## Section44.9AC Circuits Bootcamp

### Subsection44.9.5Miscellaneous

RC oscillators commonly use a Wein bridge circuit shown in Figure 44.9.20. A galvanometer G is connected between the points marked A and B to detect any current flow between A and B. The Wein bridge circuit is said to be balanced when no current flows between A and B.

Prove that the following relations must hold true when the circuit is balanced.

\begin{align} \amp \frac{R_1}{R_2} + \frac{C_1}{C_2} = \frac{R_3}{R_4},\tag{44.9.1}\\ \amp \omega = \frac{1}{\sqrt{R_1 R_2 C_1 C_2}}.\tag{44.9.2} \end{align}
Hint

Replace passive elements by their complex impedances.

Solution

Let us replace the resistors and capacitors by their complex impedances. Suppose current $I_1$ flows in the upper branch and $I_2$ in the lower branch - note that the current through G is zero at the balance. Now, we write the Kirchhoff's loop rules for the loop on the left of the galvanometer G and the loop on the right of G for the condition that there be no current through G. This

\begin{align*} \amp I_1 \left( R_1 - \dfrac{i}{\omega C_1} \right) = I_2 R_2,\\ \amp I_1 \left[\dfrac{R_2\times \frac{-i}{\omega C_2}}{R_2 - \frac{i}{\omega C_2}} \right] = I_2 R_2. \end{align*}

Dividing out $I_1$ and $I_2$ gives the following complex equation.

\begin{equation*} \dfrac{(\omega R_1 C_1 -i)(\omega R_2 C_2 - i)}{-i\omega C_1 R_2} = \dfrac{R_3}{R_4}. \end{equation*}

Separating out the real and imaginary parts of this equation gives

\begin{align*} \amp \omega^2 R_1 C_1 R_2 C_2 -1 = 0,\\ \amp \omega(R_1 C_1 + R_2 C_2) = \dfrac{R_3}{R_4}\:R_2 \omega C_2. \end{align*}

These equations yield the results we seek.
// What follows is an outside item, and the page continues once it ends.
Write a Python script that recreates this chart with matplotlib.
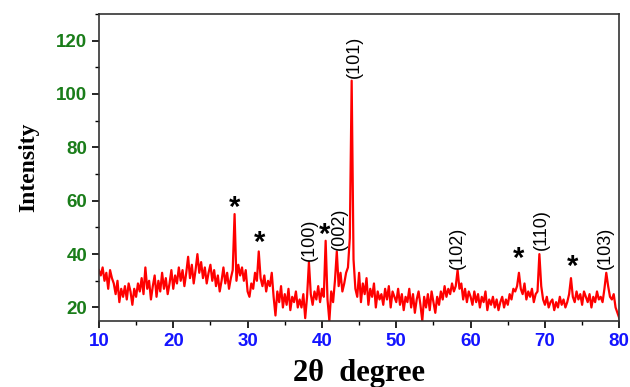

A cross-over circuit is used deliver power to two different parts of the circuit depending on the frequency of the driving signal. For instance one would want more power be delivered to woofer at low frequency and to tweeter at high frequency.

For given $L\text{,}$ $C\text{,}$ $R_1$ and $R_2$ in the circtuin in Figure 44.9.22, find the cross-over frequency such that below that frequency more power goes to $R_2$ and above that frequency more power goes to $R_1\text{.}$

Hint

Use complex analysis.

See solution.

Solution

Let $Z_1$ and $Z_2$ be the complex impedances of the upper and lower branches respectively.

\begin{align*} \amp Z_1 = R_1 - \dfrac{i}{\omega C},\ \ |Z_1| = \sqrt{R_1^2 + \dfrac{1}{\omega^2 C^2}},\\ \amp Z_2 = R_2 - i \omega L,\ \ |Z_2| = \sqrt{R_2^2 + \omega^2 L^2}. \end{align*}

The amplitudes of the currents in the two branches will be

\begin{align*} \amp I_{10} = \dfrac{V_0}{|Z_1|},\\ \amp I_{20} = \dfrac{V_0}{|Z_2|}. \end{align*}

Equating the power in the two resitors will give us a condition for the cross-over frequency $\omega\text{.}$

\begin{equation*} \dfrac{1}{2}I_{10}^2\:R_1 = \dfrac{1}{2}I_{20}^2\:R_2. \end{equation*}

Therefore,

\begin{equation*} \dfrac{R_1}{|Z_1|^2} = \dfrac{R_2}{|Z_2|^2}. \end{equation*}

This gives a quartic equation in $\omega\text{,}$ which student is encouraged to solve. I found the following answer for the positive real $\omega\text{.}$

\begin{align*} \omega = \amp \dfrac{1}{\sqrt{2}\;LC}\left[\left(R_1R_2 - R_2^2\right)C^2 + \sqrt{\left(R_2^2-R_1R_2\right)^2C^4 + \dfrac{4 R_2L^2C^2}{R_1}} \right]. \end{align*}